Такой подход не означает, что в социальной документалистике невозможны достойные фильмы. Однако между образами реальности и их эксплуатацией для иллюстрирования социальных проблем существует принципиальная разница. Это разница между искусством и журналистикой, которая может быть сколь-угодно "художественной", но, в отличие от искусства, всегда приземлённа, ведь апеллирует к "правде" и "объективной действительности". Там, где искусство может позволить себе фантазию и, следовательно, свободный творческий порыв, там журналистика лупит себя по щекам, чтобы очнуться. Документалистика, в этом смысле, была и остаётся жанром, который ближе к публицистике, чем к искусству, в то время как ничто, кроме этого компульсивного стремления к правде и действительности, не останавливает нас использовать реальность как нам вздумается. Возможна ли вообще правда за пределами субъективности? Почему документальное кино должно быть ограничено жанром социальных рапортов и моральных восклицаний? От чего документалистике не посягать на визуальность без подтекста?
Предполагается, что кино в чистом виде, – кино как поток образов, – является слишком абстрактным, слишком сложным, и потому зрителя нужно снабдить костылём объяснений, дать социальную почву, чтобы он понял и не свалился в пропасть неоднозначной реальности. Это, в свою очередь, обрекает художника на производство полуфабрикатов – отчасти пережеванных и выплюнутых на тарелку комков визуальности-с-подсказками.

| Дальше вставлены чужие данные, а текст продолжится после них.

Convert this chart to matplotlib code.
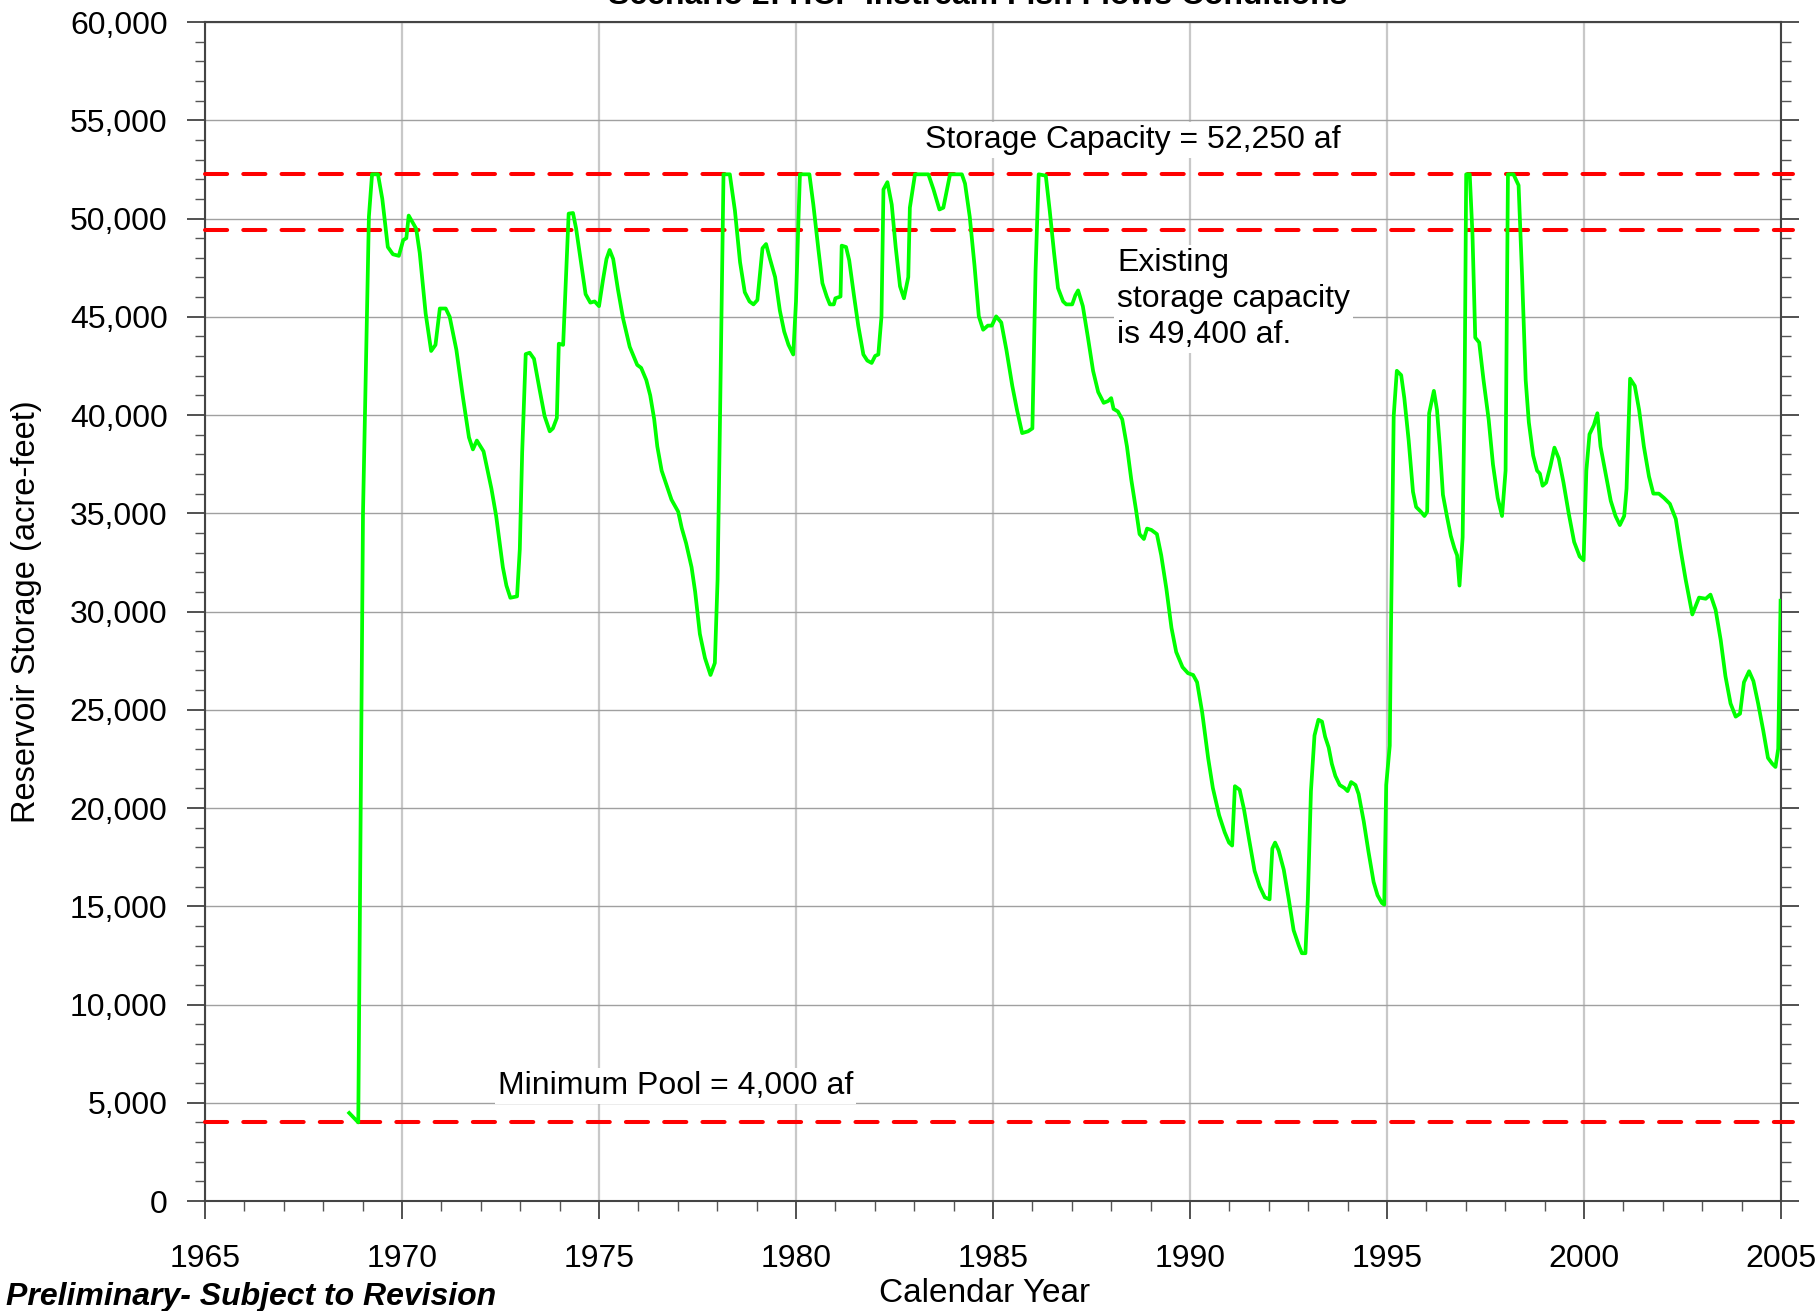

Вместо образов, начинённых чувствами, мы получаем рефлексии, как если кинематограф – это научный институт осмысления общественной жизни. Кино, конечно, может заниматься чем угодно, – в том числе, и осмыслять, – но осмысление, всё же, парафия текста, и для кино, осмелюсь заявить, вторично. Кино предоставляет ситуацию созерцания. Образ устремлён вовлекать в переживания. Вопрос не в том, "что значит образ?", но в том, что образ делает с тобой в пространстве чувств. Вовлекаясь в чувства посредством искусства, мы творим человека, и, в этом смысле, противостоим той же войне куда в большей степени, чем когда транслируем этические декларации в духе "война – это плохо".
Когда я говорю о человеке, я представляю не столько социальную конструкцию, обладающую профессией, идентичностью и полом, сколько переживающее существо, которое пребывает и чувствует, чем, собственно, и является – чувством, творящимся в определённой точке пространства и времени. Сама эта точка и наполняющие её обстоятельства интересны постольку-поскольку. Плотью является именно чувство в моменте. Чувство – универсально. Страсти древнего эллина и наши страсти – одни и те же страсти человека. А уж при какой власти и в какой географии его свербит – вопрос декораций. Органы восприятия одни и те же.

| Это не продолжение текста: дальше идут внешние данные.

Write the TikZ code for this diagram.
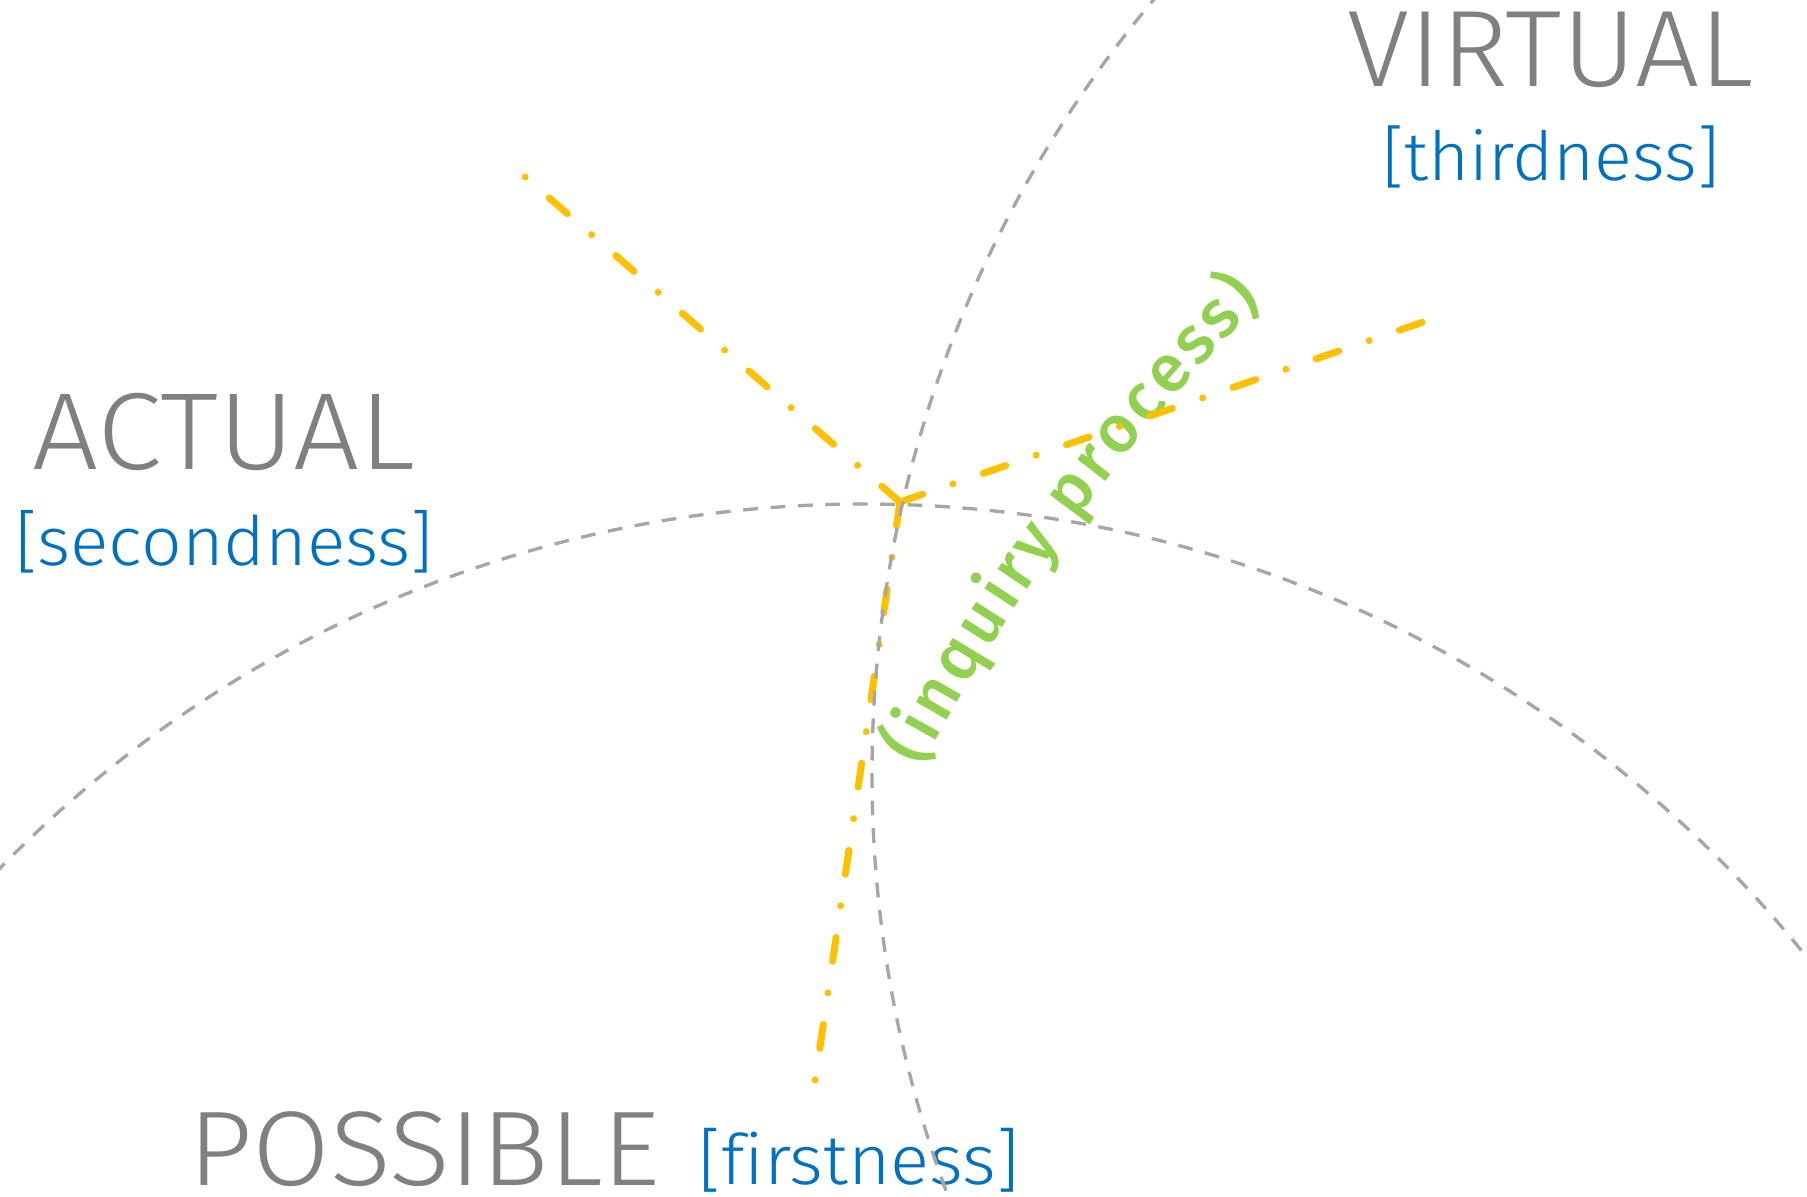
\documentclass[tikz,border=0pt]{standalone}
\usepackage{fontspec}
\usepackage{graphicx}
\usetikzlibrary{decorations.text}
\IfFontExistsTF{Fira Sans Light}{\newfontfamily\dinfont[Ligatures=NoCommon]{Fira Sans Light}}{\newfontfamily\dinfont[Ligatures=NoCommon]{Fira Sans}}
\IfFontExistsTF{Fira Sans Medium}{\newfontfamily\handfont{Fira Sans Medium}}{\newfontfamily\handfont[UprightFont=*-Bold]{Fira Sans}}
\definecolor{lblgray}{HTML}{808080}
\definecolor{lblblue}{HTML}{0070C0}
\definecolor{inqgreen}{HTML}{92D050}
\definecolor{inqyellow}{HTML}{FFC000}
\definecolor{arcgray}{HTML}{A6A6A6}
\begin{document}
\begin{tikzpicture}[x=0.01cm,y=0.01cm,
  title/.style={inner sep=0pt, outer sep=0pt, anchor=north west, text=lblgray, font=\dinfont},
  subtitle/.style={inner sep=0pt, outer sep=0pt, anchor=north west, text=lblblue, font=\dinfont},
  inq/.style={draw=inqyellow, line width=1.99pt, line cap=round,
    dash pattern=on 6.83pt off 9.1pt on 0pt off 9.1pt},
  arcline/.style={draw=arcgray, line width=0.95pt, dash pattern=on 4.2pt off 3.6pt}]

\useasboundingbox (0,0) rectangle (1807,1196);

% labels
\node[title] (virtual) at (1347,1184.3) {\resizebox*{4.06cm}{0.756cm}{VIRTUAL}};
\node[subtitle] (third) at (1382,1070) {\resizebox*{3.37cm}{0.623cm}{[thirdness]}};
\node[title] (actual) at (32,802.7) {\resizebox*{3.83cm}{0.774cm}{ACTUAL}};
\node[subtitle] (second) at (15,686) {\resizebox*{4.18cm}{0.627cm}{[secondness]}};
\node[title] (possible) at (188,84) {\resizebox*{4.72cm}{0.75cm}{POSSIBLE}};
\node[subtitle] (first) at (698,68) {\resizebox*{3.21cm}{0.64cm}{[firstness]}};

% inquiry process text
\path[decorate, decoration={text along path, text color=inqgreen,
   text={|\handfont\fontsize{19pt}{21pt}\selectfont|(inquiry process)},
   text align={fit to path}}]
  (2710.5,-522.8) ++(152.0:2027) arc[start angle=152.0, end angle=135.6, radius=2027];

% yellow dash-dot lines
\coordinate (J) at (900,694);
\coordinate (E1) at (524,1020);
\coordinate (E2) at (1429,876);
\coordinate (E3) at (815,115);
\draw[inq] (J) -- (E1);
\draw[inq] (J) -- (E2);
\draw[inq] (J) -- (E3);

% gray dashed arcs
\begin{scope}
\clip (0,0) rectangle (1807,1196);
\draw[arcline] (864,-515) circle[radius=1207];
\draw[arcline] (2077,422) circle[radius=1205];
\end{scope}
\end{tikzpicture}
\end{document}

Глядя на распухшие животы африканских детей я не чувствую ровным счётом ничего. Cлёзы здесь – каменные. Я вижу текст, который видел миллионы раз, и всё во мне – мёртвое. Я могу поразмыслить о жестокой колониальной политике или необходимости водопровода в пустыне. Я знаю, что мне полагается чувствовать, и, тем не менее, плюс-минус мне плевать – эмпатии не происходит. Прячась за бронежилетом культурного комментария социальное искусство не позволяет моему сердцу сорваться с цепи и колотиться в живом сопереживании. Я ищу образ чувства, а получаю проиллюстрированные размышления. Вот почему сегодня, посреди пламени мировых трагедий, нам необходима подчёркнуто визуальная документалистика; документалистика, в которой не будет ни текстов, ни каких-либо мыслящих ртов вообще – сплошные пульсы, увлажнения, моменты, человек.